*The request:*
In the entries below, find the line containing "Output the Python" and the line containing "import math". Copy those two lines and everything between them exactly, and only that.

*Data shown:*
========================================
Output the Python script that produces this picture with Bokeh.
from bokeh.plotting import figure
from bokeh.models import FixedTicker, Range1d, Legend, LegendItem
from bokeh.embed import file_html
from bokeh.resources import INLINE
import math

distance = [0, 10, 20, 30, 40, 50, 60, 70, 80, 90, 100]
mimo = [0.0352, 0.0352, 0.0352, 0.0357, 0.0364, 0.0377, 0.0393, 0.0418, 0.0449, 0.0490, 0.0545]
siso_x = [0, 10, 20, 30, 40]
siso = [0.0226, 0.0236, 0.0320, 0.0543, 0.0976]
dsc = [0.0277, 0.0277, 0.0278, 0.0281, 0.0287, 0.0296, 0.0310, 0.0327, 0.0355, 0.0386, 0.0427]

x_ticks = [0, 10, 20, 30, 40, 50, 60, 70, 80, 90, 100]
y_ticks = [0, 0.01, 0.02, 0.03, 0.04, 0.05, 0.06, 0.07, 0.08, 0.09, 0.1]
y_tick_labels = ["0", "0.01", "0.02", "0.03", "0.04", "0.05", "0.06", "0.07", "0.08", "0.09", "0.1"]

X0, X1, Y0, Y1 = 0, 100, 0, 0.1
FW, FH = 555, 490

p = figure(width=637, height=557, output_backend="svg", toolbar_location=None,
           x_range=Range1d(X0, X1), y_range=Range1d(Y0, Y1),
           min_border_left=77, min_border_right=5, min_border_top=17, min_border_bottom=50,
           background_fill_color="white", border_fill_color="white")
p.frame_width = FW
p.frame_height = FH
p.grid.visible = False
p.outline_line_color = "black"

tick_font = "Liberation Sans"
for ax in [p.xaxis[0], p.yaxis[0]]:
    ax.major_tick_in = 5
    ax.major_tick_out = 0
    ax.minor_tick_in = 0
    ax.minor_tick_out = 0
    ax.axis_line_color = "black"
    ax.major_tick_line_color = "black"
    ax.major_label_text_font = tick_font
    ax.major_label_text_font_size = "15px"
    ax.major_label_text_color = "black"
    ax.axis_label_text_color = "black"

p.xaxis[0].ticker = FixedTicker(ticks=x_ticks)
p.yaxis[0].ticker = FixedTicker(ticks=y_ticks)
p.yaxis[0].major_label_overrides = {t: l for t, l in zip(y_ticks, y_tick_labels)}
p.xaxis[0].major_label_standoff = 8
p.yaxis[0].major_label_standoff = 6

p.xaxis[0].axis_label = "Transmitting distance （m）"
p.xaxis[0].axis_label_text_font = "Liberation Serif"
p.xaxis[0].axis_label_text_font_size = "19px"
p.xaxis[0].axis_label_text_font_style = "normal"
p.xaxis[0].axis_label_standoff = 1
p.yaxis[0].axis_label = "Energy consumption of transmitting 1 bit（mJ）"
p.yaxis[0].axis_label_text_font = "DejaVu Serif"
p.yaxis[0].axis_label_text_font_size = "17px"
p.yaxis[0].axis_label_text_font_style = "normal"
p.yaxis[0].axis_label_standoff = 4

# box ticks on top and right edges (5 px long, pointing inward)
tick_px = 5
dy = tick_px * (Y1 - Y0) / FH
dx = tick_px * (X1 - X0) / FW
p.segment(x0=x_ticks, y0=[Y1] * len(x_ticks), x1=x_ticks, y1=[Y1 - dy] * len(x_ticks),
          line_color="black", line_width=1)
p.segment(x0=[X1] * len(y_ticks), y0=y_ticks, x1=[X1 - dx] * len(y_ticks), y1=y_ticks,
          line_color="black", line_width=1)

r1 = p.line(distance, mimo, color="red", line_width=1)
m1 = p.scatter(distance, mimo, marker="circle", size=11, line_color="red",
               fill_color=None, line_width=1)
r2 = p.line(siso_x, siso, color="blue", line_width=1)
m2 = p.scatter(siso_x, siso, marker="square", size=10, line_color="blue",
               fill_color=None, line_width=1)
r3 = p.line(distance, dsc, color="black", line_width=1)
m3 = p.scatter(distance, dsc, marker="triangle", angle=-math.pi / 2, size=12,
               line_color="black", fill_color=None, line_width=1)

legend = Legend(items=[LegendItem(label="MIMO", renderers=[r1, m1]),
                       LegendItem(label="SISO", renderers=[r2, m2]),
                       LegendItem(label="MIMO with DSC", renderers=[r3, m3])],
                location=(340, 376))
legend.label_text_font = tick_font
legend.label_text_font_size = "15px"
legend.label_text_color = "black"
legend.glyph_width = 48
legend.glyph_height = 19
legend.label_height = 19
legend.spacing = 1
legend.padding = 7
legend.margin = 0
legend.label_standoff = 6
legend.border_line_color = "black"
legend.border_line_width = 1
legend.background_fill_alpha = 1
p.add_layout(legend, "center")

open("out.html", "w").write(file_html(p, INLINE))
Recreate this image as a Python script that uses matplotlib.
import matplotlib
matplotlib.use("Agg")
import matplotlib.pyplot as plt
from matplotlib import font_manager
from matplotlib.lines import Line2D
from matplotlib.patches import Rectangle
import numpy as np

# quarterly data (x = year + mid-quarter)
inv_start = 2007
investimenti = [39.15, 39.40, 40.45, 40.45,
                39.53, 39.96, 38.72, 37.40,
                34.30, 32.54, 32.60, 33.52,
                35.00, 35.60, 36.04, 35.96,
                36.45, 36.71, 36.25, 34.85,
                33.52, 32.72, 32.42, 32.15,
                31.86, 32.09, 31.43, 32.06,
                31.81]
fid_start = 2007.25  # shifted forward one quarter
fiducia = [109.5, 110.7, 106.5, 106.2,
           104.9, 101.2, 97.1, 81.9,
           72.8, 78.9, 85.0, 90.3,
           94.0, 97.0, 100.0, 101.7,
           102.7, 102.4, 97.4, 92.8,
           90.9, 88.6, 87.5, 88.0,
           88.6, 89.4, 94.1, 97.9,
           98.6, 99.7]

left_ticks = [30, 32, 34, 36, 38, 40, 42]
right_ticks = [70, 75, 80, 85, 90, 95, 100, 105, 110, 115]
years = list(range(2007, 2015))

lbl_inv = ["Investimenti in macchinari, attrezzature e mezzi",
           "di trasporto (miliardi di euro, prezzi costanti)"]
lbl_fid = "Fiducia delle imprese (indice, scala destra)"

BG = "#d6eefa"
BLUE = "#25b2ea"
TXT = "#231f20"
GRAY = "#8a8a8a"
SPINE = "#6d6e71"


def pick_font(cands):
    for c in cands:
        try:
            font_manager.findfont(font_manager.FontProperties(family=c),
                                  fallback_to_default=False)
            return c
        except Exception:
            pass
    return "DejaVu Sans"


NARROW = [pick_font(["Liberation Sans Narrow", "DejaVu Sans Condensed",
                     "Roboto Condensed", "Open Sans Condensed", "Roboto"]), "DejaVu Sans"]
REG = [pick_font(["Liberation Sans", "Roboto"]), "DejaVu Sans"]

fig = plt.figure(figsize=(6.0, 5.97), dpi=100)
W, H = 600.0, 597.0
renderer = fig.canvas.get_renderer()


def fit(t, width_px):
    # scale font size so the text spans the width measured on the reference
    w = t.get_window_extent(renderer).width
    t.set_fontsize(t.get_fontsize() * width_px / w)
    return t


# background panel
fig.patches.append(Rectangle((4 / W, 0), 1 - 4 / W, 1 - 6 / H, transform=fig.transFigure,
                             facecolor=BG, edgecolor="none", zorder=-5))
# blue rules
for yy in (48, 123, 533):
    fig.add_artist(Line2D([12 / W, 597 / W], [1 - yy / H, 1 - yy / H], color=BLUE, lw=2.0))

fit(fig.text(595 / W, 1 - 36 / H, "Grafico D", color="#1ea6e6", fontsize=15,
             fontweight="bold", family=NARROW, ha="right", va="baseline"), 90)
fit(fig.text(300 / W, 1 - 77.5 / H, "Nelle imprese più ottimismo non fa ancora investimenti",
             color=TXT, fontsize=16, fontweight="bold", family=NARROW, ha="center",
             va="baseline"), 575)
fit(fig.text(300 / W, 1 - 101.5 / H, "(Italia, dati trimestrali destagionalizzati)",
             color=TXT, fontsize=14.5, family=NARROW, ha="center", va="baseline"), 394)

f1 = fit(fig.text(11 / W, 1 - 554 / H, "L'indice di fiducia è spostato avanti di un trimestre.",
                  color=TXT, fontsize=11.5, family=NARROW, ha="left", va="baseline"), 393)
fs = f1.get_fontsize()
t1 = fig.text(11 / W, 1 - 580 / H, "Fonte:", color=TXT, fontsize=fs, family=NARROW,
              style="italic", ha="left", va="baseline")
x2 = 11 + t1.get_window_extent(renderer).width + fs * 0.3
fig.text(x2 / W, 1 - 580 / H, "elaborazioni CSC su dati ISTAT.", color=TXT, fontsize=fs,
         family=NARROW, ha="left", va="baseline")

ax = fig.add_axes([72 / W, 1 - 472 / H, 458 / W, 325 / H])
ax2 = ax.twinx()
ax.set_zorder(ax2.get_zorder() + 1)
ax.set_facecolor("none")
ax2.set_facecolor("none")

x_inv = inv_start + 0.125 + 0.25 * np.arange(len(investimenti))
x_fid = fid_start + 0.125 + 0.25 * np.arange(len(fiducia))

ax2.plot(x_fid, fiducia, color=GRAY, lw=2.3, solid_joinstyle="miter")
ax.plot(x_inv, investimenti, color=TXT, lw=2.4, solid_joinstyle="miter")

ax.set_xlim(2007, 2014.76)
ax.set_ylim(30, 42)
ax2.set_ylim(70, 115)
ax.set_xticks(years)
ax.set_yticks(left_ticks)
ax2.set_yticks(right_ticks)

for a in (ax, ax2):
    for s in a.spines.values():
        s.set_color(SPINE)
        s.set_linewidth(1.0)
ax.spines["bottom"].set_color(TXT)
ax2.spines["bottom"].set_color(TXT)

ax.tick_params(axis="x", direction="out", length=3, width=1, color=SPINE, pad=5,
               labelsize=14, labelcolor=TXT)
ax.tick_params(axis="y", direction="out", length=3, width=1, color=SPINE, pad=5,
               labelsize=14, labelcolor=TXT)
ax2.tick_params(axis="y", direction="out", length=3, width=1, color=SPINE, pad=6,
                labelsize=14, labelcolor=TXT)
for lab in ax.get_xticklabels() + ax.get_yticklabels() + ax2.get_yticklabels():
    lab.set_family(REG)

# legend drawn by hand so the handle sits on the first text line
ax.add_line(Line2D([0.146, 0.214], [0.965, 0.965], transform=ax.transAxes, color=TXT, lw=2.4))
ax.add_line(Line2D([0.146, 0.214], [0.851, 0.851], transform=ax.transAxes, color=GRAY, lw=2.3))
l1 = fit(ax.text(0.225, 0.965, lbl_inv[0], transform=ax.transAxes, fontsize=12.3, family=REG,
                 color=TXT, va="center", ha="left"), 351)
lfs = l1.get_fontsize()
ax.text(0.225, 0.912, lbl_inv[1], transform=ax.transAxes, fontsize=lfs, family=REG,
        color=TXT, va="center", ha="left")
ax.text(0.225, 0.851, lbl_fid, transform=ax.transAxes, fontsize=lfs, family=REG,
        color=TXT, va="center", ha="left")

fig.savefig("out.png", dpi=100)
========================================
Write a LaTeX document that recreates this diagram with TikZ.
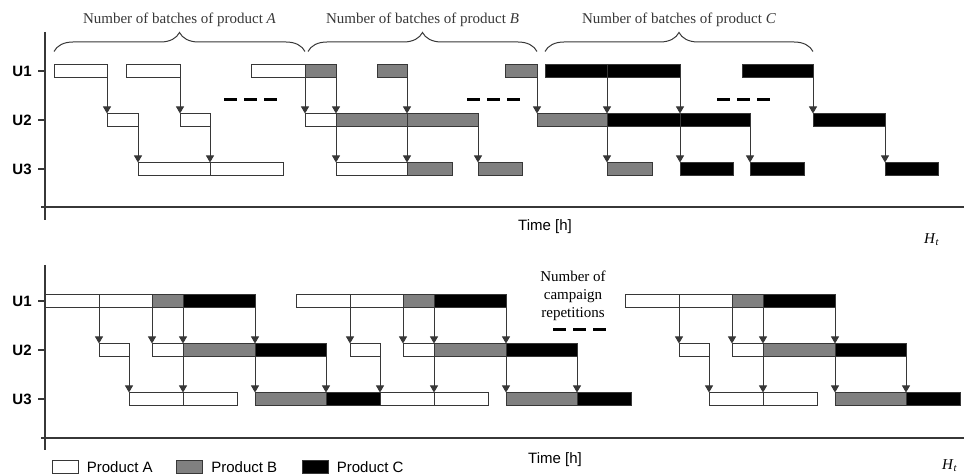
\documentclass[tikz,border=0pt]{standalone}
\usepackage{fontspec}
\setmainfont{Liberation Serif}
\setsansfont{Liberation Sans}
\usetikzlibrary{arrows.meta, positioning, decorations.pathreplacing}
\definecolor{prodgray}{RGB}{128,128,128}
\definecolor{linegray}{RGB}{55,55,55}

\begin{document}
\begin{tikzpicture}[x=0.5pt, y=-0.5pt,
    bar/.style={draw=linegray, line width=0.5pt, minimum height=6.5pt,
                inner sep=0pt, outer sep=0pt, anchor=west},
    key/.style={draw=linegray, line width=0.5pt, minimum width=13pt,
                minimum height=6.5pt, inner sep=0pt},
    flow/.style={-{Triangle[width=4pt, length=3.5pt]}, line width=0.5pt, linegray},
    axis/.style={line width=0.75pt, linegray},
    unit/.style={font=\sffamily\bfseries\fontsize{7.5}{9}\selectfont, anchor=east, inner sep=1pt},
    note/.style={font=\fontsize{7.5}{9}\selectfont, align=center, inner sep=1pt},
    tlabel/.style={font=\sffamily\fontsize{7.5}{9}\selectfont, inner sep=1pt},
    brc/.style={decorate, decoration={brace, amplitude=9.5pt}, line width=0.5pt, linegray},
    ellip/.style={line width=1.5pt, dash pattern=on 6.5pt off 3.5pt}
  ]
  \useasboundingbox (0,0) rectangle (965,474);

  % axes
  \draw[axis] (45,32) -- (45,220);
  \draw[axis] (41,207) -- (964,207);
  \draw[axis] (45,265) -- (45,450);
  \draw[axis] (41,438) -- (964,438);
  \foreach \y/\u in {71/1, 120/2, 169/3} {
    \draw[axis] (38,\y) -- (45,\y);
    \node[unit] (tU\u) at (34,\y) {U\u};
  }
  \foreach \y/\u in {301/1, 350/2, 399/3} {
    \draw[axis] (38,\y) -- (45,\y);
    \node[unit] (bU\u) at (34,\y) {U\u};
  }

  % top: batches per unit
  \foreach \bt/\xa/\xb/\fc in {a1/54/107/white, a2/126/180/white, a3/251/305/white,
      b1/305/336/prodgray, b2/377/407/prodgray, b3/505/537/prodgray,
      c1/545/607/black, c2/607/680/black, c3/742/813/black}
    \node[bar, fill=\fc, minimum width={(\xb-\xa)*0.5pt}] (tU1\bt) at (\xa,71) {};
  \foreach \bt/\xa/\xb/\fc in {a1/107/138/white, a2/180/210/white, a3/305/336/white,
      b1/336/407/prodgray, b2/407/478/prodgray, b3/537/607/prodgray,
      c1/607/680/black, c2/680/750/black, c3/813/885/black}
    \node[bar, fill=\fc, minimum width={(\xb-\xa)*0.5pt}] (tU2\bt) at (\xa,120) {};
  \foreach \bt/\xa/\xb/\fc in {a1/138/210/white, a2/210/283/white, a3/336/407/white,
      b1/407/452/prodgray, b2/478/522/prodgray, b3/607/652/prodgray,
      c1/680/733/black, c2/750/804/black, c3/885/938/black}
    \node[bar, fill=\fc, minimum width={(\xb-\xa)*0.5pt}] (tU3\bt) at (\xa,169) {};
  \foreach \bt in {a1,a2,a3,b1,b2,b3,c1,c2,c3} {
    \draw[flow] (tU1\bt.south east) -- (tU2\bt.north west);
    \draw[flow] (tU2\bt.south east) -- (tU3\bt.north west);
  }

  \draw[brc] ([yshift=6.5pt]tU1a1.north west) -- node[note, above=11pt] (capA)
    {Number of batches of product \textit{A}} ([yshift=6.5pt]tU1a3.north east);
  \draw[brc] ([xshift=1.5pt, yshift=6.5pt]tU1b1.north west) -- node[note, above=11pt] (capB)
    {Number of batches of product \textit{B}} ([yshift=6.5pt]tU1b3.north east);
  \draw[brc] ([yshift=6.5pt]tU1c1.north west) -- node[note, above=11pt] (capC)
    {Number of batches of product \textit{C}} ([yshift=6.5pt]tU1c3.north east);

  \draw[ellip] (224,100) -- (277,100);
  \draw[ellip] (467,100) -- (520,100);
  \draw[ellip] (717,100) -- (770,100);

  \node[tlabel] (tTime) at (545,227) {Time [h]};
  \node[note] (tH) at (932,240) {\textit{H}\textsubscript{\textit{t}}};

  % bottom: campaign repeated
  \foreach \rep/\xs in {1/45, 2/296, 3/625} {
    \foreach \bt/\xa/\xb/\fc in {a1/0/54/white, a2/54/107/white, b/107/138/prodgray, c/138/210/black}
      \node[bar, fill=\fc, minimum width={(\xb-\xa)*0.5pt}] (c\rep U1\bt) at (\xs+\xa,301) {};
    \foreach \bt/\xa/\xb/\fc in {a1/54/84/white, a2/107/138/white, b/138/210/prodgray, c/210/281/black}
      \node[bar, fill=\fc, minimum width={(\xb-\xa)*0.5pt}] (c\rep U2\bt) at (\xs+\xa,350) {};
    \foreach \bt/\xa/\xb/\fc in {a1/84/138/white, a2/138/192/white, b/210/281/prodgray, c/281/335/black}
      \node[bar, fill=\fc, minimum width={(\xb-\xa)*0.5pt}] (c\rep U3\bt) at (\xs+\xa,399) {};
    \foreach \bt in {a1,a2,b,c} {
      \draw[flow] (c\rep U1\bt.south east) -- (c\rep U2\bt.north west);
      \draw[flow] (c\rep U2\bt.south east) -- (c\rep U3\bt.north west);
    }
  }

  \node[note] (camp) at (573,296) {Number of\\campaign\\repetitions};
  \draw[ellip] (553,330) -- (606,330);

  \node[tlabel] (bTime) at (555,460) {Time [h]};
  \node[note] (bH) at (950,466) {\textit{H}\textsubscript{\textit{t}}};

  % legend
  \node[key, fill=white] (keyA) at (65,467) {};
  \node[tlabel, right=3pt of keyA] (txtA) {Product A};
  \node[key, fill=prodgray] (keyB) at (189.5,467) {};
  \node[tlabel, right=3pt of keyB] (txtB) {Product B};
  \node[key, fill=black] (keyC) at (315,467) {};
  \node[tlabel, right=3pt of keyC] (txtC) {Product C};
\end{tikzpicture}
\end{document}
========================================
*Response to this exercise:*
Output the Python script that produces this picture with Bokeh.
from bokeh.plotting import figure
from bokeh.models import FixedTicker, Range1d, Legend, LegendItem
from bokeh.embed import file_html
from bokeh.resources import INLINE
import math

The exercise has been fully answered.